* [TASK TO COMPLETE]
Write out the material again word for word, dropping any images it holds.

* [RECORDED INFORMATION]
▬▬▬

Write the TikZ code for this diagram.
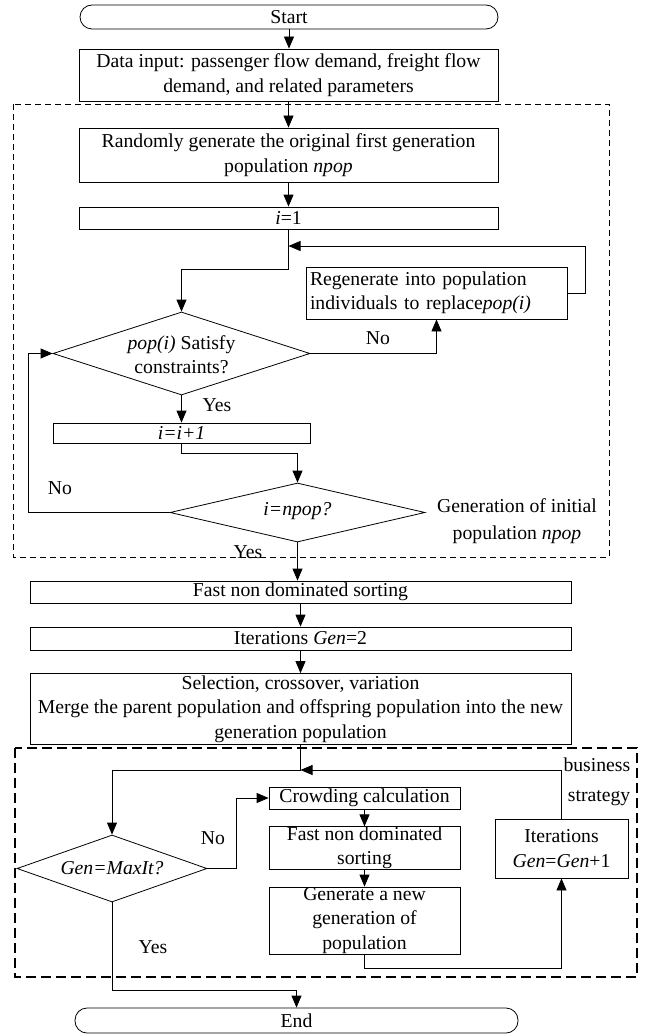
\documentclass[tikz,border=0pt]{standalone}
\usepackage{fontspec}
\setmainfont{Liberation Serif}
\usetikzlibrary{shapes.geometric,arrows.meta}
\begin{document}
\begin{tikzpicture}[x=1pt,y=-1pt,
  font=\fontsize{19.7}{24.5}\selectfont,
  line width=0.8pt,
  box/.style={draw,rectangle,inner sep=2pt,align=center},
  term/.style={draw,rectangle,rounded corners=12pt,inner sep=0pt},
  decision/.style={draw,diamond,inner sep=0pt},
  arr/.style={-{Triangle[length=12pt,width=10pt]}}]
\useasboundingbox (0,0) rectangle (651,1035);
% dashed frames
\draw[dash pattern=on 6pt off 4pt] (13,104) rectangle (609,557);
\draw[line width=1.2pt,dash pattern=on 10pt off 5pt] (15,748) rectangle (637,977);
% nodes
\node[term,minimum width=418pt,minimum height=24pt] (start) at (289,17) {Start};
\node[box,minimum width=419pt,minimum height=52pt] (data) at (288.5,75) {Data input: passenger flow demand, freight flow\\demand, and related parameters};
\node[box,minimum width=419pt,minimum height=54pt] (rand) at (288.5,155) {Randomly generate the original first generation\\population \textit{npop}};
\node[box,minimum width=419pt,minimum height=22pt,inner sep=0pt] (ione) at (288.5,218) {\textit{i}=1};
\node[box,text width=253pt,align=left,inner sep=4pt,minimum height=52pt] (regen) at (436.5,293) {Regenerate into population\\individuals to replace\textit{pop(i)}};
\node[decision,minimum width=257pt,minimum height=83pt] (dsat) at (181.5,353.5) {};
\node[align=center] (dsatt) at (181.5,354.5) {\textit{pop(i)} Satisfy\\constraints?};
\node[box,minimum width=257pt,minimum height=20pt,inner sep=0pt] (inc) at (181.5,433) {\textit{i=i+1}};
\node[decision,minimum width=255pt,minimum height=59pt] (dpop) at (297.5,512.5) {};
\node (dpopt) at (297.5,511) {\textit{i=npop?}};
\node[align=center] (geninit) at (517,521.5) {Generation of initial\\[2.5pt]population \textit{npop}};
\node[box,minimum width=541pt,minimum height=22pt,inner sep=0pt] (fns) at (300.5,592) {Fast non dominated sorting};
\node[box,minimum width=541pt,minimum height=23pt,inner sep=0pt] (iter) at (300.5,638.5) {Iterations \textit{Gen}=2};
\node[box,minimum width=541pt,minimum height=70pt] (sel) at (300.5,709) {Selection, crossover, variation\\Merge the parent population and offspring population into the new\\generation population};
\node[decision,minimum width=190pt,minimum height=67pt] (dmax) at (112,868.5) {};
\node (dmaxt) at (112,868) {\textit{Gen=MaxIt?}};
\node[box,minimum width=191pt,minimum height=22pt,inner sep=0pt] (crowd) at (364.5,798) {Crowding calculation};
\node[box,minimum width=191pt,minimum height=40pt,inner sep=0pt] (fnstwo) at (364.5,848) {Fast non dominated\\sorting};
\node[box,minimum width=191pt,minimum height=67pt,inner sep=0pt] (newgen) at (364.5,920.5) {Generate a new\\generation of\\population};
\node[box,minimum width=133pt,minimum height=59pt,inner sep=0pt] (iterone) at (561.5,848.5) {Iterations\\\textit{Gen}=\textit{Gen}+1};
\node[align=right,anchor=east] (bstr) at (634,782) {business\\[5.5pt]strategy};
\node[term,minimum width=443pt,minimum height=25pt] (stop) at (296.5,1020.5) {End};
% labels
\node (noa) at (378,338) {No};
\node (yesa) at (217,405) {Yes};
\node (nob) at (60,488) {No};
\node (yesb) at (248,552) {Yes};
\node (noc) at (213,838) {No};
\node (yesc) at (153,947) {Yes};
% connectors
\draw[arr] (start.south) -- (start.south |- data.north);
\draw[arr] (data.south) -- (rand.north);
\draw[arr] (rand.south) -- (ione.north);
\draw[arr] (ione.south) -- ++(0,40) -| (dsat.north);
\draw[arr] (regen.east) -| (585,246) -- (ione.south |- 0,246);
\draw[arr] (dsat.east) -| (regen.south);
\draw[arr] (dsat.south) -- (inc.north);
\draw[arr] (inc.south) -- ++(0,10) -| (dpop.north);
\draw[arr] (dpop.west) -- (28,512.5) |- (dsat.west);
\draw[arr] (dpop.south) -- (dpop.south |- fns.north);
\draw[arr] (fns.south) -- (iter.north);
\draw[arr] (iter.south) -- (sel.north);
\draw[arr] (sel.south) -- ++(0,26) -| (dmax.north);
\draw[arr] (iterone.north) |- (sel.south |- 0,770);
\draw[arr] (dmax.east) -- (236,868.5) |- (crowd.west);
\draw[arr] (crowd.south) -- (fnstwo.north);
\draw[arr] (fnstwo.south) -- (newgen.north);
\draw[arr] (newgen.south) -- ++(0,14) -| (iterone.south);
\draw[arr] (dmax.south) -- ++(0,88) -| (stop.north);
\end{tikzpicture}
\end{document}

▬▬▬

* [EXERCISE RESULT]
Write the TikZ code for this diagram.
\documentclass[tikz,border=0pt]{standalone}
\usepackage{fontspec}
\setmainfont{Liberation Serif}
\usetikzlibrary{shapes.geometric,arrows.meta}
\begin{document}
\begin{tikzpicture}[x=1pt,y=-1pt,
  font=\fontsize{19.7}{24.5}\selectfont,
  line width=0.8pt,
  box/.style={draw,rectangle,inner sep=2pt,align=center},
  term/.style={draw,rectangle,rounded corners=12pt,inner sep=0pt},
  decision/.style={draw,diamond,inner sep=0pt},
  arr/.style={-{Triangle[length=12pt,width=10pt]}}]
\useasboundingbox (0,0) rectangle (651,1035);
% dashed frames
\draw[dash pattern=on 6pt off 4pt] (13,104) rectangle (609,557);
\draw[line width=1.2pt,dash pattern=on 10pt off 5pt] (15,748) rectangle (637,977);
% nodes
\node[term,minimum width=418pt,minimum height=24pt] (start) at (289,17) {Start};
\node[box,minimum width=419pt,minimum height=52pt] (data) at (288.5,75) {Data input: passenger flow demand, freight flow\\demand, and related parameters};
\node[box,minimum width=419pt,minimum height=54pt] (rand) at (288.5,155) {Randomly generate the original first generation\\population \textit{npop}};
\node[box,minimum width=419pt,minimum height=22pt,inner sep=0pt] (ione) at (288.5,218) {\textit{i}=1};
\node[box,text width=253pt,align=left,inner sep=4pt,minimum height=52pt] (regen) at (436.5,293) {Regenerate into population\\individuals to replace\textit{pop(i)}};
\node[decision,minimum width=257pt,minimum height=83pt] (dsat) at (181.5,353.5) {};
\node[align=center] (dsatt) at (181.5,354.5) {\textit{pop(i)} Satisfy\\constraints?};
\node[box,minimum width=257pt,minimum height=20pt,inner sep=0pt] (inc) at (181.5,433) {\textit{i=i+1}};
\node[decision,minimum width=255pt,minimum height=59pt] (dpop) at (297.5,512.5) {};
\node (dpopt) at (297.5,511) {\textit{i=npop?}};
\node[align=center] (geninit) at (517,521.5) {Generation of initial\\[2.5pt]population \textit{npop}};
\node[box,minimum width=541pt,minimum height=22pt,inner sep=0pt] (fns) at (300.5,592) {Fast non dominated sorting};
\node[box,minimum width=541pt,minimum height=23pt,inner sep=0pt] (iter) at (300.5,638.5) {Iterations \textit{Gen}=2};
\node[box,minimum width=541pt,minimum height=70pt] (sel) at (300.5,709) {Selection, crossover, variation\\Merge the parent population and offspring population into the new\\generation population};
\node[decision,minimum width=190pt,minimum height=67pt] (dmax) at (112,868.5) {};
\node (dmaxt) at (112,868) {\textit{Gen=MaxIt?}};
\node[box,minimum width=191pt,minimum height=22pt,inner sep=0pt] (crowd) at (364.5,798) {Crowding calculation};
\node[box,minimum width=191pt,minimum height=40pt,inner sep=0pt] (fnstwo) at (364.5,848) {Fast non dominated\\sorting};
\node[box,minimum width=191pt,minimum height=67pt,inner sep=0pt] (newgen) at (364.5,920.5) {Generate a new\\generation of\\population};
\node[box,minimum width=133pt,minimum height=59pt,inner sep=0pt] (iterone) at (561.5,848.5) {Iterations\\\textit{Gen}=\textit{Gen}+1};
\node[align=right,anchor=east] (bstr) at (634,782) {business\\[5.5pt]strategy};
\node[term,minimum width=443pt,minimum height=25pt] (stop) at (296.5,1020.5) {End};
% labels
\node (noa) at (378,338) {No};
\node (yesa) at (217,405) {Yes};
\node (nob) at (60,488) {No};
\node (yesb) at (248,552) {Yes};
\node (noc) at (213,838) {No};
\node (yesc) at (153,947) {Yes};
% connectors
\draw[arr] (start.south) -- (start.south |- data.north);
\draw[arr] (data.south) -- (rand.north);
\draw[arr] (rand.south) -- (ione.north);
\draw[arr] (ione.south) -- ++(0,40) -| (dsat.north);
\draw[arr] (regen.east) -| (585,246) -- (ione.south |- 0,246);
\draw[arr] (dsat.east) -| (regen.south);
\draw[arr] (dsat.south) -- (inc.north);
\draw[arr] (inc.south) -- ++(0,10) -| (dpop.north);
\draw[arr] (dpop.west) -- (28,512.5) |- (dsat.west);
\draw[arr] (dpop.south) -- (dpop.south |- fns.north);
\draw[arr] (fns.south) -- (iter.north);
\draw[arr] (iter.south) -- (sel.north);
\draw[arr] (sel.south) -- ++(0,26) -| (dmax.north);
\draw[arr] (iterone.north) |- (sel.south |- 0,770);
\draw[arr] (dmax.east) -- (236,868.5) |- (crowd.west);
\draw[arr] (crowd.south) -- (fnstwo.north);
\draw[arr] (fnstwo.south) -- (newgen.north);
\draw[arr] (newgen.south) -- ++(0,14) -| (iterone.south);
\draw[arr] (dmax.south) -- ++(0,88) -| (stop.north);
\end{tikzpicture}
\end{document}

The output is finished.